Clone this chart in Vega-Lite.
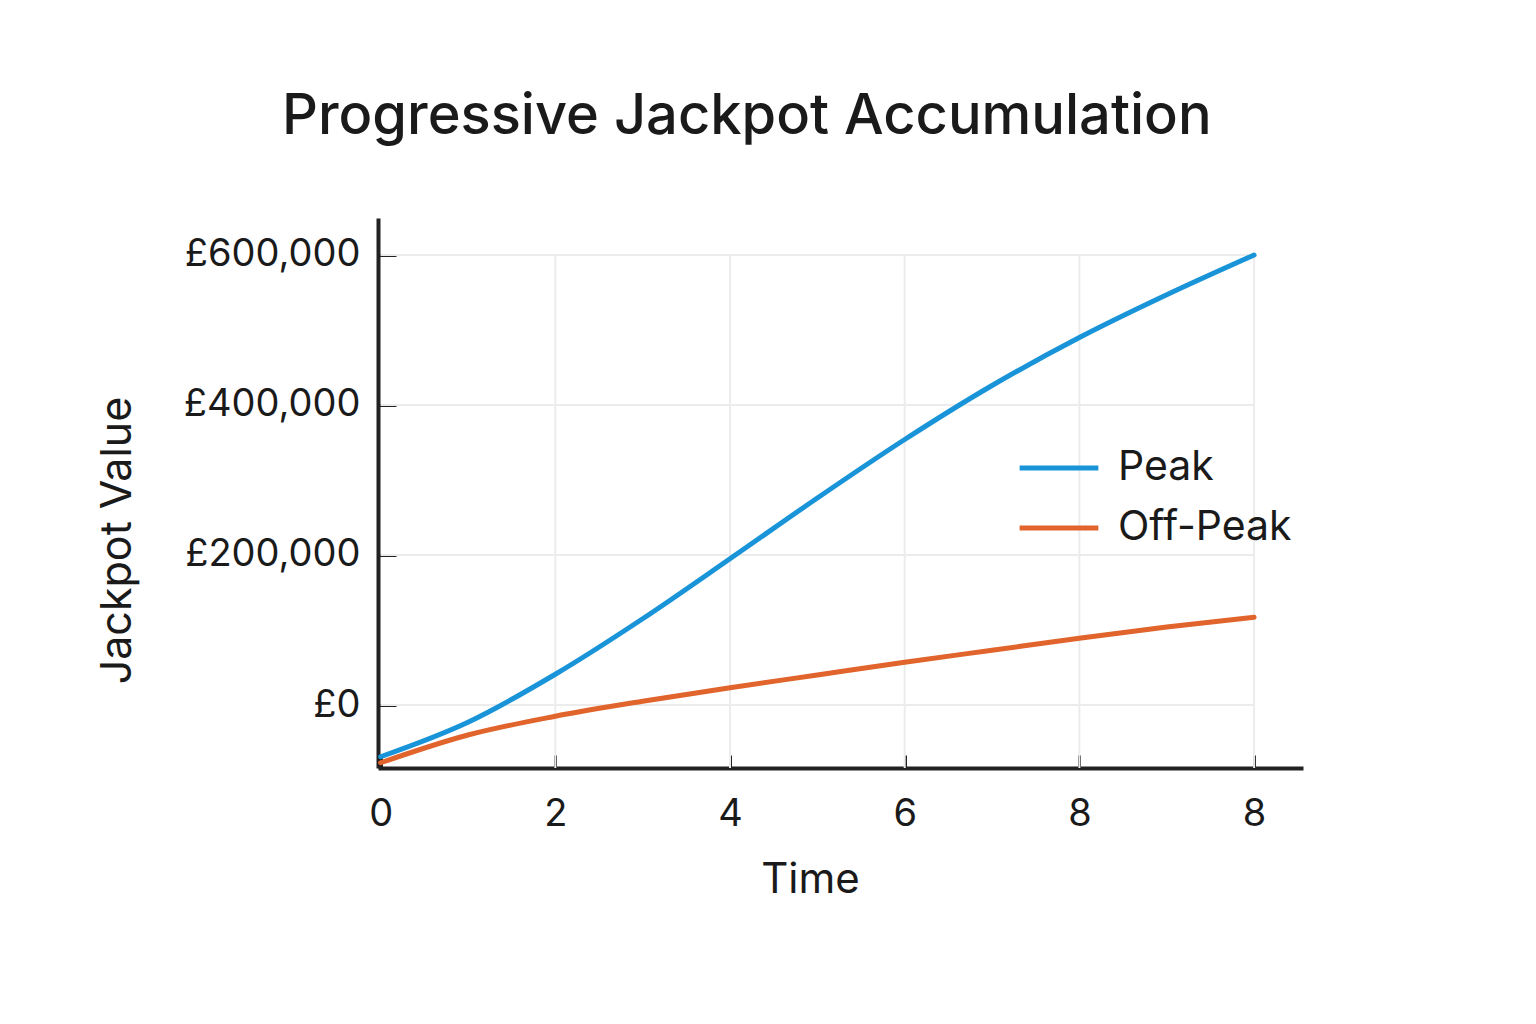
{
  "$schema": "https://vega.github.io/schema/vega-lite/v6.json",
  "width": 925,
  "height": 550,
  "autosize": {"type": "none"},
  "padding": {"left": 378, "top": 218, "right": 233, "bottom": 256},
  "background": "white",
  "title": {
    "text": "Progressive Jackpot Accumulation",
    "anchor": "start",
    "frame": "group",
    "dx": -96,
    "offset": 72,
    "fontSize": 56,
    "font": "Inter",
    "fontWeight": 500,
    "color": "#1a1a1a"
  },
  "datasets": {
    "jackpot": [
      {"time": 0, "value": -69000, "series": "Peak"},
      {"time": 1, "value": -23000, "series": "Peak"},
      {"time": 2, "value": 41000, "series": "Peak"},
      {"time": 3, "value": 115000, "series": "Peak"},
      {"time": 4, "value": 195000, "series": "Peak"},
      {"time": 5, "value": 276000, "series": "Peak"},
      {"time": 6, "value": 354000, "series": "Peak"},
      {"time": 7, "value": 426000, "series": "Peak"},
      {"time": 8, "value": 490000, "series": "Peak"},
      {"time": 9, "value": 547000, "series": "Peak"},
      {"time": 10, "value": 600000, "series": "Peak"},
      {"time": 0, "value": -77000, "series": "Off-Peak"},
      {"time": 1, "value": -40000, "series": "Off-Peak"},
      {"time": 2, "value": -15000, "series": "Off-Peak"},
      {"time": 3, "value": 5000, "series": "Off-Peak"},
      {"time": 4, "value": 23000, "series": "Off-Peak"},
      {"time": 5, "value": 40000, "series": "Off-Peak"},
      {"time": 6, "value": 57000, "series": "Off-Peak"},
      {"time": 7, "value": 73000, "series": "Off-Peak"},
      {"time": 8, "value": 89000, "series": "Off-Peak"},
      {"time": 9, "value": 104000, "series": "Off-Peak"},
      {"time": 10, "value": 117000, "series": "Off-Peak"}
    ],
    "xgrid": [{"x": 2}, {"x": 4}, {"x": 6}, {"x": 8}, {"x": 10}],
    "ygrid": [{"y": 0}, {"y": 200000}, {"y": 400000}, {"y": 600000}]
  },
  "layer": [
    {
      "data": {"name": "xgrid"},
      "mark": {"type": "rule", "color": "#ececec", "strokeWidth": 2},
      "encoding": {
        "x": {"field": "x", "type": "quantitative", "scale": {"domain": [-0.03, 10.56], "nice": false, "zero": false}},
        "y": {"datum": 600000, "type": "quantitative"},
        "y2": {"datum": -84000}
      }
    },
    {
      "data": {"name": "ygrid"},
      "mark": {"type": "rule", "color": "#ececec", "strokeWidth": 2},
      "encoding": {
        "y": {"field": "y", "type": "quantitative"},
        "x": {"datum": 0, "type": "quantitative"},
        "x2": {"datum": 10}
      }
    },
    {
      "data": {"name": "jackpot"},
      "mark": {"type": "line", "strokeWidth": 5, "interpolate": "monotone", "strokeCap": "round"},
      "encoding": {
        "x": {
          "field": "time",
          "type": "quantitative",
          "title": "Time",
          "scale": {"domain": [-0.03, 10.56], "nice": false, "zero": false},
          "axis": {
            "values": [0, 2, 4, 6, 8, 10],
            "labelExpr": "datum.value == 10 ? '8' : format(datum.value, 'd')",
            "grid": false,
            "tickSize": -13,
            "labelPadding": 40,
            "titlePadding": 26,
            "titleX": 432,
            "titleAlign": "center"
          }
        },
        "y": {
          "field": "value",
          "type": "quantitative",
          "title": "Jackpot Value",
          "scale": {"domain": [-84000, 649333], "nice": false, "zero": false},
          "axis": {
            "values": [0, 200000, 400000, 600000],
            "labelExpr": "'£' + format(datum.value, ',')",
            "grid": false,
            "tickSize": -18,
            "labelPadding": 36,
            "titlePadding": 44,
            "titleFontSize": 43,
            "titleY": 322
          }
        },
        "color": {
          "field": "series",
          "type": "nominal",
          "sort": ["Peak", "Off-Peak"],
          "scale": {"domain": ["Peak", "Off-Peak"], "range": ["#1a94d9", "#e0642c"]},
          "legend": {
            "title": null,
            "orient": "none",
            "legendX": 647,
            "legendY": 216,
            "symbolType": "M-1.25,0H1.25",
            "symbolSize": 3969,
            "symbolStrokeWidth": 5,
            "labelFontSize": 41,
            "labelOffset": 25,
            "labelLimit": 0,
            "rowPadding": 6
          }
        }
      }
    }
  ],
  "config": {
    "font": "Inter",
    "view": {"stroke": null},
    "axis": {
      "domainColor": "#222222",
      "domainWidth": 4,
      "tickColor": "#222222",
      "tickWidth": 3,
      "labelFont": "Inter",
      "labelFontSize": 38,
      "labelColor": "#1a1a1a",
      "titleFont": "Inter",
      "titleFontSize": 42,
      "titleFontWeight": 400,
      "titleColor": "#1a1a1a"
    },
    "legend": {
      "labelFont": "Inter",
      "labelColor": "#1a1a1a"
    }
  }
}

....

WHAT YOU SHOULD DO: Every line above should be repeated exactly; pictures stay out of the copy.

EXERCISE ANSWER:
Clone this chart in Vega-Lite.
{
  "$schema": "https://vega.github.io/schema/vega-lite/v6.json",
  "width": 925,
  "height": 550,
  "autosize": {"type": "none"},
  "padding": {"left": 378, "top": 218, "right": 233, "bottom": 256},
  "background": "white",
  "title": {
    "text": "Progressive Jackpot Accumulation",
    "anchor": "start",
    "frame": "group",
    "dx": -96,
    "offset": 72,
    "fontSize": 56,
    "font": "Inter",
    "fontWeight": 500,
    "color": "#1a1a1a"
  },
  "datasets": {
    "jackpot": [
      {"time": 0, "value": -69000, "series": "Peak"},
      {"time": 1, "value": -23000, "series": "Peak"},
      {"time": 2, "value": 41000, "series": "Peak"},
      {"time": 3, "value": 115000, "series": "Peak"},
      {"time": 4, "value": 195000, "series": "Peak"},
      {"time": 5, "value": 276000, "series": "Peak"},
      {"time": 6, "value": 354000, "series": "Peak"},
      {"time": 7, "value": 426000, "series": "Peak"},
      {"time": 8, "value": 490000, "series": "Peak"},
      {"time": 9, "value": 547000, "series": "Peak"},
      {"time": 10, "value": 600000, "series": "Peak"},
      {"time": 0, "value": -77000, "series": "Off-Peak"},
      {"time": 1, "value": -40000, "series": "Off-Peak"},
      {"time": 2, "value": -15000, "series": "Off-Peak"},
      {"time": 3, "value": 5000, "series": "Off-Peak"},
      {"time": 4, "value": 23000, "series": "Off-Peak"},
      {"time": 5, "value": 40000, "series": "Off-Peak"},
      {"time": 6, "value": 57000, "series": "Off-Peak"},
      {"time": 7, "value": 73000, "series": "Off-Peak"},
      {"time": 8, "value": 89000, "series": "Off-Peak"},
      {"time": 9, "value": 104000, "series": "Off-Peak"},
      {"time": 10, "value": 117000, "series": "Off-Peak"}
    ],
    "xgrid": [{"x": 2}, {"x": 4}, {"x": 6}, {"x": 8}, {"x": 10}],
    "ygrid": [{"y": 0}, {"y": 200000}, {"y": 400000}, {"y": 600000}]
  },
  "layer": [
    {
      "data": {"name": "xgrid"},
      "mark": {"type": "rule", "color": "#ececec", "strokeWidth": 2},
      "encoding": {
        "x": {"field": "x", "type": "quantitative", "scale": {"domain": [-0.03, 10.56], "nice": false, "zero": false}},
        "y": {"datum": 600000, "type": "quantitative"},
        "y2": {"datum": -84000}
      }
    },
    {
      "data": {"name": "ygrid"},
      "mark": {"type": "rule", "color": "#ececec", "strokeWidth": 2},
      "encoding": {
        "y": {"field": "y", "type": "quantitative"},
        "x": {"datum": 0, "type": "quantitative"},
        "x2": {"datum": 10}
      }
    },
    {
      "data": {"name": "jackpot"},
      "mark": {"type": "line", "strokeWidth": 5, "interpolate": "monotone", "strokeCap": "round"},
      "encoding": {
        "x": {
          "field": "time",
          "type": "quantitative",
          "title": "Time",
          "scale": {"domain": [-0.03, 10.56], "nice": false, "zero": false},
          "axis": {
            "values": [0, 2, 4, 6, 8, 10],
            "labelExpr": "datum.value == 10 ? '8' : format(datum.value, 'd')",
            "grid": false,
            "tickSize": -13,
            "labelPadding": 40,
            "titlePadding": 26,
            "titleX": 432,
            "titleAlign": "center"
          }
        },
        "y": {
          "field": "value",
          "type": "quantitative",
          "title": "Jackpot Value",
          "scale": {"domain": [-84000, 649333], "nice": false, "zero": false},
          "axis": {
            "values": [0, 200000, 400000, 600000],
            "labelExpr": "'£' + format(datum.value, ',')",
            "grid": false,
            "tickSize": -18,
            "labelPadding": 36,
            "titlePadding": 44,
            "titleFontSize": 43,
            "titleY": 322
          }
        },
        "color": {
          "field": "series",
          "type": "nominal",
          "sort": ["Peak", "Off-Peak"],
          "scale": {"domain": ["Peak", "Off-Peak"], "range": ["#1a94d9", "#e0642c"]},
          "legend": {
            "title": null,
            "orient": "none",
            "legendX": 647,
            "legendY": 216,
            "symbolType": "M-1.25,0H1.25",
            "symbolSize": 3969,
            "symbolStrokeWidth": 5,
            "labelFontSize": 41,
            "labelOffset": 25,
            "labelLimit": 0,
            "rowPadding": 6
          }
        }
      }
    }
  ],
  "config": {
    "font": "Inter",
    "view": {"stroke": null},
    "axis": {
      "domainColor": "#222222",
      "domainWidth": 4,
      "tickColor": "#222222",
      "tickWidth": 3,
      "labelFont": "Inter",
      "labelFontSize": 38,
      "labelColor": "#1a1a1a",
      "titleFont": "Inter",
      "titleFontSize": 42,
      "titleFontWeight": 400,
      "titleColor": "#1a1a1a"
    },
    "legend": {
      "labelFont": "Inter",
      "labelColor": "#1a1a1a"
    }
  }
}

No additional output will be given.